▶ **Stated task**
From the entries provided below, copy each line that contains the word "this".

— BEGIN Source data —

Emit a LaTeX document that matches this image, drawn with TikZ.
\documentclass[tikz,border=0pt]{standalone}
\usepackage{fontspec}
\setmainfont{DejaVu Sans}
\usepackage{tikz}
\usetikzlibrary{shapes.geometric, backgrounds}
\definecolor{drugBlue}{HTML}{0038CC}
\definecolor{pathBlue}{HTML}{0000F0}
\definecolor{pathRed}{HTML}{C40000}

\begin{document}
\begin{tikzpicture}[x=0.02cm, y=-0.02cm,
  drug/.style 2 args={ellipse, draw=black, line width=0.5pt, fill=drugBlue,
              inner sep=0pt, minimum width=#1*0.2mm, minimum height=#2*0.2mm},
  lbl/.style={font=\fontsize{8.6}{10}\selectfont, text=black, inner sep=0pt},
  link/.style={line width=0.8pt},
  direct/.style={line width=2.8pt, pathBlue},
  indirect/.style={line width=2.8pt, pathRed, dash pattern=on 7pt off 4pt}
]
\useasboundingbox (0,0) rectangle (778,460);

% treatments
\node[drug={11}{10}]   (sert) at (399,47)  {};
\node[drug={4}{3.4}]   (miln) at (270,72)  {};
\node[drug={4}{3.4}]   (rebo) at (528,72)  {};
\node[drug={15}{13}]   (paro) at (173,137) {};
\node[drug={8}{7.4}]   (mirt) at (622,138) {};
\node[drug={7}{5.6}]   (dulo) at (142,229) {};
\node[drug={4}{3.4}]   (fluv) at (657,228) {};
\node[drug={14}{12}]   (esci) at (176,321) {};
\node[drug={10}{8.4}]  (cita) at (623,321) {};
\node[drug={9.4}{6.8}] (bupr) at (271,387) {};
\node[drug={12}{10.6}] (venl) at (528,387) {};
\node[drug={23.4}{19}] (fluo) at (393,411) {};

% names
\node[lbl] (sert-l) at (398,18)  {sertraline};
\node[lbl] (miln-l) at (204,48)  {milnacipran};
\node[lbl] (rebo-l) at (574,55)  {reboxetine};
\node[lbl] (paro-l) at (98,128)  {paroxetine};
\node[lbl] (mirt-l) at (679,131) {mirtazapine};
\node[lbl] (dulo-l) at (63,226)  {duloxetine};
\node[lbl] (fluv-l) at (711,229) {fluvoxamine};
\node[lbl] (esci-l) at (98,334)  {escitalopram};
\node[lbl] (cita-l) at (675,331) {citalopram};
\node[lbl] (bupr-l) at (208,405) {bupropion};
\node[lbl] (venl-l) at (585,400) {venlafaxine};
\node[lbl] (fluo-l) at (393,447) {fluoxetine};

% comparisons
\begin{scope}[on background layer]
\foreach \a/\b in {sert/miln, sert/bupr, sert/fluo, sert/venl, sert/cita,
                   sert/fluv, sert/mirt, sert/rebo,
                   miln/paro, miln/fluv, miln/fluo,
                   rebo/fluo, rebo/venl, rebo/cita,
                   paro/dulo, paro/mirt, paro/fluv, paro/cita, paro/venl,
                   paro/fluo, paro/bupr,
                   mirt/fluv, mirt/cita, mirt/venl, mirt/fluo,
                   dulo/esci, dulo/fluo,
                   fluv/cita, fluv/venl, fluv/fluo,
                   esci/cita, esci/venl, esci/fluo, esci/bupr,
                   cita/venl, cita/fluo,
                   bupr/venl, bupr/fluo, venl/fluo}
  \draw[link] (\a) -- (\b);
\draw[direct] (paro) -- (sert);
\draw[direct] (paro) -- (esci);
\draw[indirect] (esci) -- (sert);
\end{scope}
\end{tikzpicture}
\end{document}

— END Source data —
— BEGIN Source data —

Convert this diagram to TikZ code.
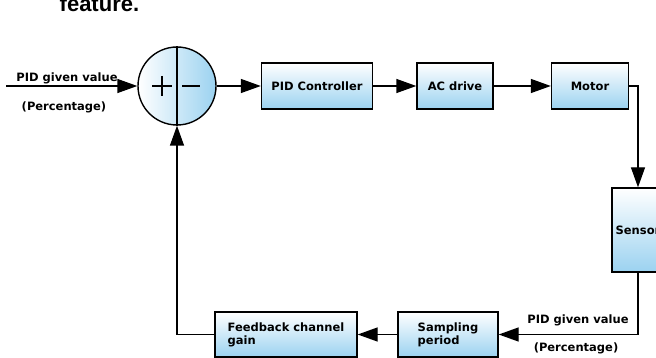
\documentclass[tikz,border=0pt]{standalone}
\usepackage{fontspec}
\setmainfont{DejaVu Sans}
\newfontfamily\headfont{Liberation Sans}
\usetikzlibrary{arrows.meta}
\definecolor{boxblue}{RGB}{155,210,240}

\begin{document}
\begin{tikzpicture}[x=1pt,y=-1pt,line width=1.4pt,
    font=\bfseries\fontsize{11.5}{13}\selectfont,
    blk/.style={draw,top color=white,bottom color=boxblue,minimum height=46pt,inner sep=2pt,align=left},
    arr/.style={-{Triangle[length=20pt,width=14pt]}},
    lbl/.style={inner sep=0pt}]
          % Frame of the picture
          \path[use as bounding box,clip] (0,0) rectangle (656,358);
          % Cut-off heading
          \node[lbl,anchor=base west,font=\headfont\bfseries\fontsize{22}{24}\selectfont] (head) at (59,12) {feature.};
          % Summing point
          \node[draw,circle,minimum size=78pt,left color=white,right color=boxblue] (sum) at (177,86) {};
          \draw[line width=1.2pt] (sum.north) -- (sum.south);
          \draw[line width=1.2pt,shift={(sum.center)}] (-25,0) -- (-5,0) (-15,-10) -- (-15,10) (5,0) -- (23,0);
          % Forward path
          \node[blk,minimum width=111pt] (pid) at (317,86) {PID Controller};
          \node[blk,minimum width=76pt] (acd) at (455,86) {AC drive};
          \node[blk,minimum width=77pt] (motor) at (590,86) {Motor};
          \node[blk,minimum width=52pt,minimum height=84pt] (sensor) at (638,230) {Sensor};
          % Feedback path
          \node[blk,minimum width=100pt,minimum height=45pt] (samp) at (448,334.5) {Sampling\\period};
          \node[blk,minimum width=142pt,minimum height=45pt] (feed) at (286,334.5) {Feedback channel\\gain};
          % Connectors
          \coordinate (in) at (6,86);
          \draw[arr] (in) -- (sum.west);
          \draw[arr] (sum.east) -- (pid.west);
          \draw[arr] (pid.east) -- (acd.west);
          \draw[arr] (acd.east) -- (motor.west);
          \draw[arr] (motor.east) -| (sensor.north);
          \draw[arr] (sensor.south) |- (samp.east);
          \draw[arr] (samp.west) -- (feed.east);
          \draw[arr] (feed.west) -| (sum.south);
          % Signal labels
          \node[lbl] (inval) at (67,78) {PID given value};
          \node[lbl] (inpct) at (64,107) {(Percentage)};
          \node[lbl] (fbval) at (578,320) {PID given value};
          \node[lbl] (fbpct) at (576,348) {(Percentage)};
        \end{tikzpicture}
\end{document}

— END Source data —

▶ **Reply**
Emit a LaTeX document that matches this image, drawn with TikZ.
Convert this diagram to TikZ code.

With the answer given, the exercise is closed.